Their persuasions [addressed to Helen] by means of fictions are innumerable; for if everyone had recollection of the past, knowledge of the present, and foreknowledge of the future, the power of speech would not be so great. But as it is, when men can neither remember the past nor observe the present nor prophesy the future, deception is easy; so that most men offer opinion as advice to the soul. But opinion, being unreliable, involves those who accept it in equally uncertain fortunes.

Thus, persuasion by speech is equivalent to abduction by force, as she was compelled to agree to what was said, and consent to what was done.
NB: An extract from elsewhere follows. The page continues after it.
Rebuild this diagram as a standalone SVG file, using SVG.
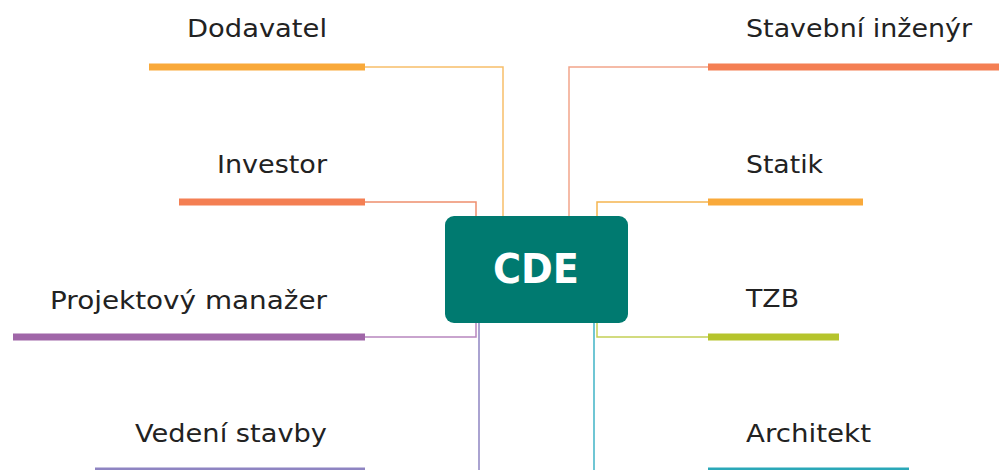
<svg xmlns="http://www.w3.org/2000/svg" width="999" height="470" viewBox="0 0 999 470">
<style>
.lbl{font-family:"DejaVu Sans","Open Sans",sans-serif;font-size:25px;fill:#222;}
.l{text-anchor:end;}
.bar{stroke-width:7;fill:none;}
.con{stroke-width:1.5;fill:none;}
</style>
<rect width="999" height="470" fill="#fff"/>
<g id="connectors">
<polyline class="con" points="365,67 503,67 503,216" stroke="#F7BE6A"/>
<polyline class="con" points="365,202 476,202 476,216" stroke="#EE8E6E"/>
<polyline class="con" points="708,67 569,67 569,216" stroke="#F2A58A"/>
<polyline class="con" points="708,202 597,202 597,216" stroke="#F5B550"/>
<polyline class="con" points="365,337 476,337 476,323" stroke="#B886BE"/>
<polyline class="con" points="479,323 479,470" stroke="#8E84C2"/>
<polyline class="con" points="708,337 597,337 597,323" stroke="#C3CF55"/>
<polyline class="con" points="594,323 594,470" stroke="#3FB3C6"/>
</g>
<g id="cde">
<rect x="445" y="216" width="183" height="107" rx="9" fill="#007A70"/>
<text x="493" y="283" textLength="86" lengthAdjust="spacingAndGlyphs" style="font-family:'DejaVu Sans','Open Sans',sans-serif;font-size:41px;font-weight:bold;fill:#fff;">CDE</text>
</g>
<g id="dodavatel">
<line class="bar" x1="149" y1="67" x2="365" y2="67" stroke="#F9A93A"/>
<text class="lbl" x="187" y="37" textLength="140" lengthAdjust="spacingAndGlyphs">Dodavatel</text>
</g>
<g id="investor">
<line class="bar" x1="179" y1="202" x2="365" y2="202" stroke="#F47F53"/>
<text class="lbl" x="217" y="173" textLength="110" lengthAdjust="spacingAndGlyphs">Investor</text>
</g>
<g id="projektovy-manazer">
<line class="bar" x1="13" y1="337" x2="365" y2="337" stroke="#A066A8"/>
<text class="lbl" x="50" y="309" textLength="277" lengthAdjust="spacingAndGlyphs">Projektový manažer</text>
</g>
<g id="vedeni-stavby">
<line class="bar" x1="95" y1="471" x2="365" y2="471" stroke="#8E84C2"/>
<text class="lbl" x="135" y="442" textLength="192" lengthAdjust="spacingAndGlyphs">Vedení stavby</text>
</g>
<g id="stavebni-inzenyr">
<line class="bar" x1="708" y1="67" x2="999" y2="67" stroke="#F47F53"/>
<text class="lbl" x="746" y="37" textLength="226" lengthAdjust="spacingAndGlyphs">Stavební inženýr</text>
</g>
<g id="statik">
<line class="bar" x1="708" y1="202" x2="863" y2="202" stroke="#F9A93A"/>
<text class="lbl" x="746" y="173" textLength="77" lengthAdjust="spacingAndGlyphs">Statik</text>
</g>
<g id="tzb">
<line class="bar" x1="708" y1="337" x2="839" y2="337" stroke="#B5C42C"/>
<text class="lbl" x="746" y="307" textLength="53" lengthAdjust="spacingAndGlyphs">TZB</text>
</g>
<g id="architekt">
<line class="bar" x1="708" y1="471" x2="909" y2="471" stroke="#2AA8B8"/>
<text class="lbl" x="746" y="442" textLength="125" lengthAdjust="spacingAndGlyphs">Architekt</text>
</g>
</svg>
It was therefore the persuader, not Helen, who did wrong and should be blamed.

That persuasion, when added to speech, can also make any impression it wishes on the soul, can be shown, firstly, from the arguments of the soothsayers, who by removing one opinion and implanting another, cause what is incredible and invisible to appear before the eyes of the mind; secondly, from legal contests, in which a speech can sway and persuade a crowd, by the skill of its composition, not by the truth of its statements; thirdly, from the philosophical debates, in which quickness of thought is shown easily altering opinion.

The power of speech over the constitution of the soul can be compared with the effect of drugs on the state of the body: just as drugs by driving out different humors from the body can put an end either to the disease or to life, so with speech: different words can induce grief, pleasure or fear; or again, by means of a harmful kind of persuasion, words can drug and bewitch the soul.